* _REQUIRED WORK_
Among the entries below, find the lines with "matplotlib" and copy them.
§
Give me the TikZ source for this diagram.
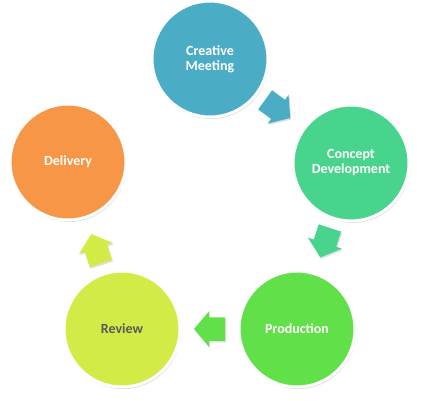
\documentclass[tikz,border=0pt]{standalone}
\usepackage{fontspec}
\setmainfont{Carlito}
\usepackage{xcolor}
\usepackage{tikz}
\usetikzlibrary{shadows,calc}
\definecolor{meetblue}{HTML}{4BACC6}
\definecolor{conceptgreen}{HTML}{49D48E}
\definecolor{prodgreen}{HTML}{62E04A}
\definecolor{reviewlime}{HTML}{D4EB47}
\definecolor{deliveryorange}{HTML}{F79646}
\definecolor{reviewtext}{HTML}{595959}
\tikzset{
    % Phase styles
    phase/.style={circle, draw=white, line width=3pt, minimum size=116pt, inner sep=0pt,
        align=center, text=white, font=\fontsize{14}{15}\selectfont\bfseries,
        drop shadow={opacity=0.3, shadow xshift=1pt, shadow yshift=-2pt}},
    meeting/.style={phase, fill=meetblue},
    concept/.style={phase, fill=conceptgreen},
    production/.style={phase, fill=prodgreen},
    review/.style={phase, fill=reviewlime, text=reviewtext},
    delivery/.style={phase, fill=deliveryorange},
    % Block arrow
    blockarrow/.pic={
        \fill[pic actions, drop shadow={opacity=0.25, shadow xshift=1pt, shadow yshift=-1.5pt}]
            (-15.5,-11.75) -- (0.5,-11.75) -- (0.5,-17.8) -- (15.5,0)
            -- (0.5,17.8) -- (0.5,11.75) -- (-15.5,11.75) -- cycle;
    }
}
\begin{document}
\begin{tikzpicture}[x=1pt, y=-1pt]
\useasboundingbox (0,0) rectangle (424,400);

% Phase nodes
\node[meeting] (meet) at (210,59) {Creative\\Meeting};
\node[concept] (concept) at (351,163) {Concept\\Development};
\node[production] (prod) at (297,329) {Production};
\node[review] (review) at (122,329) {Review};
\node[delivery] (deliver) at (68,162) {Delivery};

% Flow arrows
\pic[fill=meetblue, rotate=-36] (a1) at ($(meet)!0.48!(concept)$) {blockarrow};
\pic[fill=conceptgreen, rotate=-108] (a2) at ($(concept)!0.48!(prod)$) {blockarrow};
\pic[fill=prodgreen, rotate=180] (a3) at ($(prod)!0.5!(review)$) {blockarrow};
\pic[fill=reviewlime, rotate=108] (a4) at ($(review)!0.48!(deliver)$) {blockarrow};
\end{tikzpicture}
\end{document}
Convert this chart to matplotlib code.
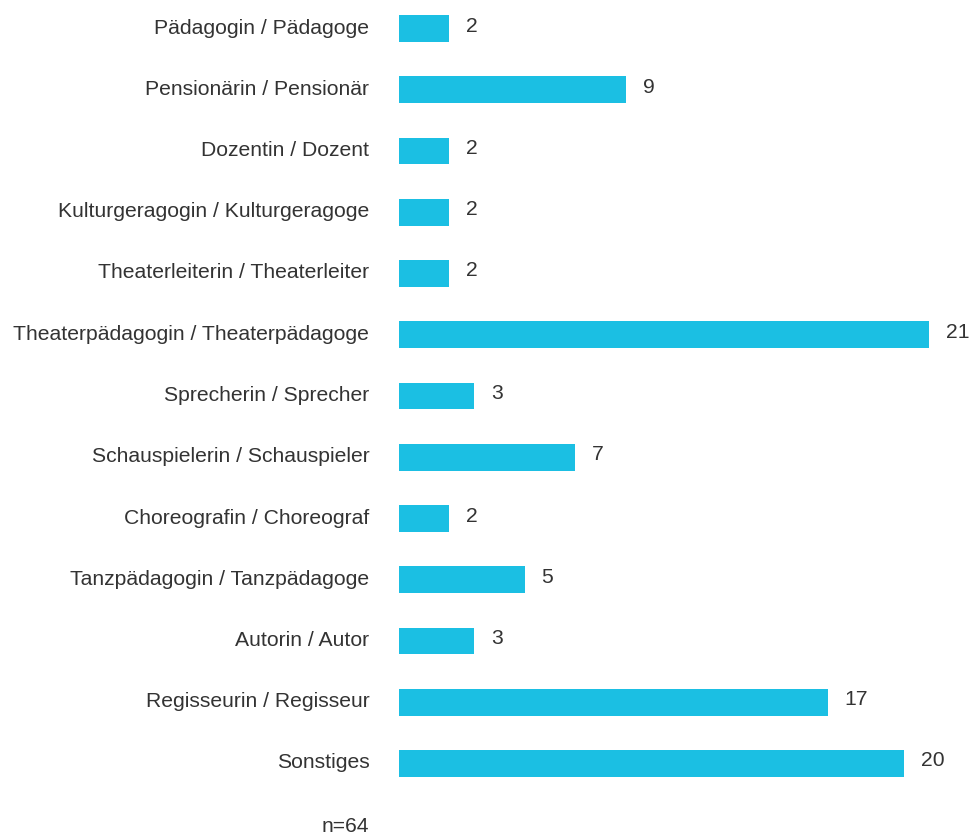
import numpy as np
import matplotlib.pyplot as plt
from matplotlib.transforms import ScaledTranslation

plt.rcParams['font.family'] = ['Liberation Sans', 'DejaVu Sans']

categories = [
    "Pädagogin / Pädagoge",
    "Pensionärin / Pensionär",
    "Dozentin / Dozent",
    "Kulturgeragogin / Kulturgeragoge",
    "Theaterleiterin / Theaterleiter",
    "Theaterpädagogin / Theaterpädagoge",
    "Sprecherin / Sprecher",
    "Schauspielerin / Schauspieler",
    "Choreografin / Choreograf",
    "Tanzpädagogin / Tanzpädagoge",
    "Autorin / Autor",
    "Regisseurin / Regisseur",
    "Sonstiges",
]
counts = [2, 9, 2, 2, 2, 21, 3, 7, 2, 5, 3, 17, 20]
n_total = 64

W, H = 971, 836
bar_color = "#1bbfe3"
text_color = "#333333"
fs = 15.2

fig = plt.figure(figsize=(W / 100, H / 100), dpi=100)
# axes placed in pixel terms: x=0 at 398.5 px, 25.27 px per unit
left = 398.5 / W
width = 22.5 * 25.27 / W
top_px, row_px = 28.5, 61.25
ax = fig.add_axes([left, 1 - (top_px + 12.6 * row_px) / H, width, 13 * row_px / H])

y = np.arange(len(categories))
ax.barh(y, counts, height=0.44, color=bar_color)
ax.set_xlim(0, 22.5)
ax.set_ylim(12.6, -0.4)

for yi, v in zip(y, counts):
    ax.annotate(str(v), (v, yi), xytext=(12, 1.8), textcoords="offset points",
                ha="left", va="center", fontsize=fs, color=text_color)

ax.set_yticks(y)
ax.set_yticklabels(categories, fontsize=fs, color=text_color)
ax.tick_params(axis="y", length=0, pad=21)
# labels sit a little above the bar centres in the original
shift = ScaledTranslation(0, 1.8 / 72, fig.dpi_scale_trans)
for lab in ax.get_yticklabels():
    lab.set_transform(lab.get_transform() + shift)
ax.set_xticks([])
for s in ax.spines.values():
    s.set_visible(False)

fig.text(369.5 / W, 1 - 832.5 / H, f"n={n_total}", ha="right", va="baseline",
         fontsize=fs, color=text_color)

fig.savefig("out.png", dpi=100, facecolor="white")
§
* _TASK RESPONSE_
Convert this chart to matplotlib code.
import matplotlib.pyplot as plt
from matplotlib.transforms import ScaledTranslation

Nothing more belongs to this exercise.